Full rankings and bounded metrics
The mixed-effects model and the Bradley-Terry tree both start from a method by dataset score matrix and read it as pairwise comparisons. Two further models in beam.heterogeneity take different views of the same matrix: Plackett-Luce reads each dataset as a full ranking of the methods, and the glmmTMB beta engine models a metric bounded in (0, 1) without the Gaussian approximation.
The Plackett-Luce model
When each dataset gives a full ranking of the methods, not just pairwise wins, Plackett-Luce turns those orderings into one worth per method, with the worths summing to one. It generalizes the Bradley-Terry strengths from pairwise comparisons to full orderings, and it reduces to Bradley-Terry when the data are pairwise.

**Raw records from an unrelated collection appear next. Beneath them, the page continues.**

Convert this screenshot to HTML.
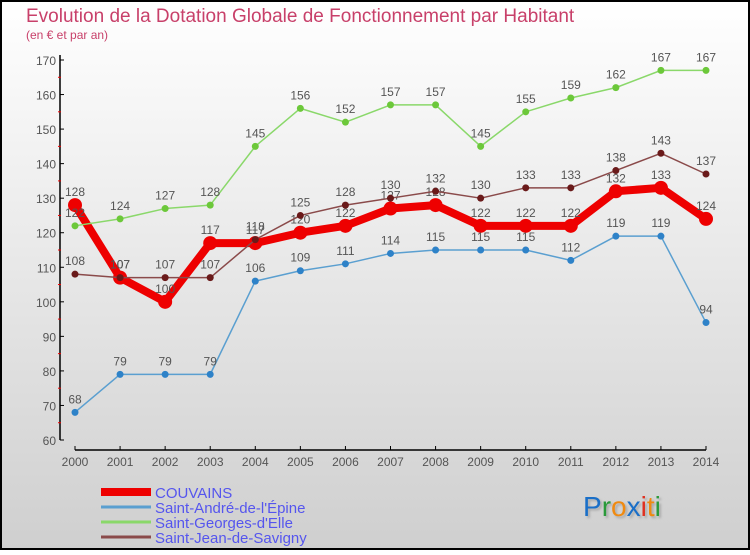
<!DOCTYPE html>
<html><head><meta charset="utf-8"><style>
body{margin:0}
#c{width:750px;height:550px;position:relative;font-family:"Liberation Sans",sans-serif;}
</style></head><body>
<div id="c">
<svg id="s" width="750" height="550" xmlns="http://www.w3.org/2000/svg">
<defs><linearGradient id="bg" x1="0" y1="0" x2="0" y2="1"><stop offset="0" stop-color="#ffffff"/><stop offset="1" stop-color="#cfcfcf"/></linearGradient></defs>
<rect x="1" y="1" width="748" height="548" fill="url(#bg)" stroke="#000" stroke-width="2"/>
<text x="26" y="22" font-size="19" fill="#c8406a">Evolution de la Dotation Globale de Fonctionnement par Habitant</text>
<text x="26" y="39" font-size="12" fill="#c8406a">(en € et par an)</text>
<g id="axes"></g><g id="marks"></g><g id="legend"></g>
<text x="583" y="516" font-size="28" style="text-shadow:2px 2px 2px #aaa"><tspan fill="#1a6fc8">P</tspan><tspan fill="#2a9a3a">r</tspan><tspan fill="#f08a10">o</tspan><tspan fill="#1a6fc8">x</tspan><tspan fill="#e03020">i</tspan><tspan fill="#f08a10">t</tspan><tspan fill="#2a9a3a">i</tspan></text>
</svg></div>
<script>
const years=[2000,2001,2002,2003,2004,2005,2006,2007,2008,2009,2010,2011,2012,2013,2014];
const couvains=[128,107,100,117,117,120,122,127,128,122,122,122,132,133,124];
const andre=[68,79,79,79,106,109,111,114,115,115,115,112,119,119,94];
const georges=[122,124,127,128,145,156,152,157,157,145,155,159,162,167,167];
const jean=[108,107,107,107,118,125,128,130,132,130,133,133,138,143,137];
const yTicks=[60,70,80,90,100,110,120,130,140,150,160,170];
const NS="http://www.w3.org/2000/svg";
const x=i=>75+i*(706-75)/(years.length-1);
const y=v=>60+(170-v)*(380/110);
function mk(t,a,p){const e=document.createElementNS(NS,t);for(const k in a)e.setAttribute(k,a[k]);(p||document.getElementById('marks')).appendChild(e);return e;}
const ax=document.getElementById('axes');
let e=mk('line',{x1:60,y1:55,x2:60,y2:440,stroke:'#000','stroke-width':1.5},ax);


e=mk('line',{x1:75,y1:450,x2:706,y2:450,stroke:'#000','stroke-width':1.5},ax);


yTicks.forEach(v=>{
 mk('line',{x1:60,y1:y(v),x2:64,y2:y(v),stroke:'#000'},ax);
 if(v<170) mk('line',{x1:58,y1:y(v+5),x2:61,y2:y(v+5),stroke:'#e00'},ax);
 const t=mk('text',{x:56,y:y(v)+5,'font-size':12,fill:'#555','text-anchor':'end'},ax);t.textContent=v;
 
 
});
years.forEach((yr,i)=>{
 mk('line',{x1:x(i),y1:446,x2:x(i),y2:450,stroke:'#000'},ax);
 const t=mk('text',{x:x(i),y:466,'font-size':12,fill:'#555','text-anchor':'middle'},ax);t.textContent=yr;
 
 
});
const series=[
 {n:'couvains',d:couvains,c:'#ee0000',w:8,r:7,dot:'#ee0000'},
 {n:'saint-andre',d:andre,c:'#5a9fd0',w:1.5,r:3.5,dot:'#2e82c8'},
 {n:'saint-georges',d:georges,c:'#8ad86a',w:1.5,r:3.5,dot:'#6cc83a'},
 {n:'saint-jean',d:jean,c:'#8a4a4a',w:1.5,r:3.5,dot:'#6a1a1a'}];
series.forEach(s=>{
 const p=mk('polyline',{points:s.d.map((v,i)=>x(i)+','+y(v)).join(' '),fill:'none',stroke:s.c,'stroke-width':s.w,'stroke-linejoin':'round'});
 
 
 s.d.forEach((v,i)=>{
  const c=mk('circle',{cx:x(i),cy:y(v),r:s.r,fill:s.dot});
  
  
  const t=mk('text',{x:x(i),y:y(v)-9,'font-size':12,fill:'#555','text-anchor':'middle'});t.textContent=v;
  
  
 });
});
const lg=document.getElementById('legend');
const names=['COUVAINS',"Saint-André-de-l'Épine","Saint-Georges-d'Elle",'Saint-Jean-de-Savigny'];
names.forEach((nm,i)=>{
 const yy=492+i*15;
 const l=mk('line',{x1:101,y1:yy,x2:151,y2:yy,stroke:series[i].c,'stroke-width':i==0?8:3},lg);
 
 
 const t=mk('text',{x:155,y:yy+6,'font-size':15,fill:'#5555ee'},lg);t.textContent=nm;
 
 
});
</script>
</body></html>
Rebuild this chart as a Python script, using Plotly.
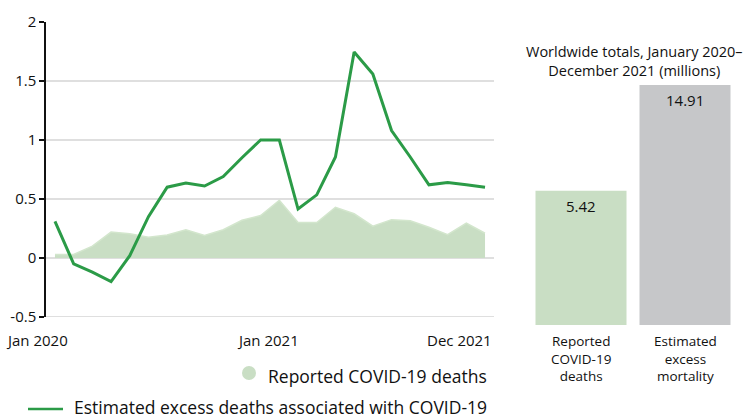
import plotly.graph_objects as go

W, H = 749, 418

months = ["Jan 2020", "Feb 2020", "Mar 2020", "Apr 2020", "May 2020", "Jun 2020",
          "Jul 2020", "Aug 2020", "Sep 2020", "Oct 2020", "Nov 2020", "Dec 2020",
          "Jan 2021", "Feb 2021", "Mar 2021", "Apr 2021", "May 2021", "Jun 2021",
          "Jul 2021", "Aug 2021", "Sep 2021", "Oct 2021", "Nov 2021", "Dec 2021"]
excess = [0.31, -0.05, -0.12, -0.20, 0.02, 0.35, 0.60, 0.635, 0.61, 0.69, 0.85, 1.0,
          1.0, 0.415, 0.535, 0.856, 1.746, 1.56, 1.08, 0.856, 0.62, 0.64, 0.62, 0.60]
reported = [0.03, 0.03, 0.10, 0.22, 0.205, 0.175, 0.195, 0.24, 0.19, 0.24, 0.32, 0.36,
            0.49, 0.30, 0.30, 0.43, 0.375, 0.27, 0.325, 0.315, 0.26, 0.197, 0.295, 0.21]

ytick_vals = [-0.5, 0, 0.5, 1, 1.5, 2]
ytick_text = ["-0.5", "0", "0.5", "1", "1.5", "2"]
grid_vals = [-0.5, 0, 0.5, 1, 1.5]
xlabels = ["Jan 2020", "Jan 2021", "Dec 2021"]

total_cats = ["Reported<br>COVID-19<br>deaths", "Estimated<br>excess<br>mortality"]
total_vals = [5.42, 14.91]
total_text = ["5.42", "14.91"]
panel_title = "Worldwide totals, January 2020–<br>December 2021 (millions)"
legend_labels = ["Reported COVID-19 deaths", "Estimated excess deaths associated with COVID-19"]

GREEN = "#2b9b47"
LIGHT = "#c9dec4"
GRAY = "#c6c7c9"
TXT = "#111111"
FONT = "Open Sans"


def px(x):
    return x / W


def py(y):
    return 1 - y / H


xlabel_px = [37, 268, 459]

fig = go.Figure()
fig.add_trace(go.Scatter(x=list(range(len(months))), y=reported, mode="lines",
                         fill="tozeroy", fillcolor=LIGHT,
                         line=dict(color="#d3e6cd", width=1.5),
                         hoverinfo="skip", showlegend=False, xaxis="x", yaxis="y"))
fig.add_trace(go.Scatter(x=list(range(len(months))), y=excess, mode="lines",
                         line=dict(color=GREEN, width=3),
                         showlegend=False, xaxis="x", yaxis="y"))

base_val = -6.64
fig.add_trace(go.Bar(x=total_cats, y=[v - base_val for v in total_vals], base=base_val,
                     marker=dict(color=[LIGHT, GRAY], line=dict(width=0)),
                     showlegend=False, xaxis="x2", yaxis="y2"))

shapes = []
for g in grid_vals:
    shapes.append(dict(type="line", xref="x domain", yref="y", x0=0, x1=1, y0=g, y1=g,
                       line=dict(color="#d4d4d4", width=1.5), layer="below"))
shapes.append(dict(type="circle", xref="paper", yref="paper",
                   x0=px(242), x1=px(256), y0=py(380), y1=py(366),
                   fillcolor=LIGHT, line=dict(width=0)))
shapes.append(dict(type="line", xref="paper", yref="paper",
                   x0=px(28), x1=px(63), y0=py(409), y1=py(409),
                   line=dict(color=GREEN, width=2.5)))

annotations = []
for lab, pos in zip(xlabels, xlabel_px):
    annotations.append(dict(text=lab, x=px(pos), xref="paper", y=py(340), yref="paper",
                            xanchor="center", yanchor="middle", showarrow=False,
                            font=dict(size=15, color=TXT, family=FONT)))
annotations.append(dict(text=panel_title, x=px(634), y=py(61), xref="paper", yref="paper",
                        xanchor="center", yanchor="middle", showarrow=False, align="center",
                        font=dict(size=14.5, color=TXT, family=FONT)))
for cat, txt, v in zip(total_cats, total_text, total_vals):
    annotations.append(dict(text=txt, x=cat, xref="x2", y=v, yref="y2",
                            xanchor="center", yanchor="top", yshift=-3, showarrow=False,
                            font=dict(size=15, color=TXT, family=FONT)))
    annotations.append(dict(text=cat, x=cat, xref="x2", y=py(330), yref="paper",
                            xanchor="center", yanchor="top", showarrow=False, align="center",
                            font=dict(size=13.5, color=TXT, family=FONT)))
annotations.append(dict(text=legend_labels[0], x=px(489), y=py(376), xref="paper", yref="paper",
                        xanchor="right", yanchor="middle", showarrow=False,
                        font=dict(size=17.5, color=TXT, family=FONT)))
annotations.append(dict(text=legend_labels[1], x=px(489), y=py(406.5), xref="paper", yref="paper",
                        xanchor="right", yanchor="middle", showarrow=False,
                        font=dict(size=17.5, color=TXT, family=FONT)))

fig.update_layout(
    width=W, height=H,
    margin=dict(l=0, r=0, t=0, b=0, autoexpand=False),
    paper_bgcolor="white", plot_bgcolor="white",
    font=dict(family=FONT, color=TXT, size=15),
    showlegend=False,
    bargap=0.125,
    xaxis=dict(domain=[px(46), px(494)], range=[-0.48, 23.48], showgrid=False,
               zeroline=False, showline=False, showticklabels=False, ticks="",
               automargin=False),
    yaxis=dict(domain=[py(317), py(22)], range=[-0.5, 2], showgrid=False, zeroline=False,
               showline=True, linecolor="#111111", linewidth=1.5,
               ticks="outside", ticklen=5, tickwidth=1.5, tickcolor="#111111",
               tickvals=ytick_vals, ticktext=ytick_text, automargin=False,
               tickfont=dict(size=15, color=TXT, family=FONT)),
    xaxis2=dict(domain=[px(529), px(737)], anchor="y2", showgrid=False, zeroline=False,
                showline=False, showticklabels=False, ticks="", automargin=False),
    yaxis2=dict(domain=[py(325), py(85)], anchor="x2", range=[base_val, 14.91],
                showgrid=False, zeroline=False, showline=False, showticklabels=False,
                ticks="", automargin=False),
    shapes=shapes,
    annotations=annotations,
)

fig.write_html("out.html", config={"displayModeBar": False},
               post_script="document.body.style.margin='0';")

beam.heterogeneity.plackett_luce builds the per-dataset dense ranking from the score matrix, oriented by the metric polarity so a lower-is-better metric needs no manual flipping. Ties are shared and any method missing from a column is dropped from that dataset’s ranking. The report carries the worth, the log-worth, and the quasi-standard-errors. The quasi-standard-errors are reference-free, so any two methods compare without picking a baseline. The report also says whether the ranking network is connected, which is the condition for the worths to be jointly identified.
There is an honest limit. On rankings that mix ties with partial coverage, the quasi-standard-errors can be unavailable, because the variance refit fails on that shape. When that happens the worths are still reported and the standard-error fields are NA with a warning.
Plackett-Luce and the Bradley-Terry tree answer different questions. Plackett-Luce gives one global ranking with uncertainty across all datasets. The tree localizes where that ranking reverses, splitting the datasets by their features. Use Plackett-Luce when the input is a per-dataset ordering and the question is the overall order; use the tree when the question is which dataset features change the order.
The glmmTMB beta engine
The lme4 mixed-effects model assumes a Gaussian residual. That is an approximation for a metric bounded in (0, 1), and it is worst near the bounds, where the Gaussian tail runs past 0 or 1 but the metric cannot. The glmmTMB beta engine models the bound directly with a beta likelihood.
Call mixed_effects(engine="glmmtmb", family="beta"). It fits the same score ~ method + (1 | dataset) structure with a beta likelihood. The marginal means and the variance components come back on the link (logit) scale, and the report’s scale field says “link”. The variance components are not directly comparable to the Gaussian-scale lme4 numbers, but the method ordering is comparable across the two fits. Auto family resolution picks beta only for scores strictly in (0, 1), so an unbounded metric stays Gaussian.
How to use them
Both need the R toolchain. Check plackett_luce_available() and glmmtmb_available() before calling. The conda environment envs/heterogeneity.yml provides PlackettLuce, qvcalc and glmmTMB.
Relation to the rest
With these two models the heterogeneity model set is complete: the mixed-effects variance decomposition, the Bradley-Terry trees, the glmmTMB beta engine, and Plackett-Luce.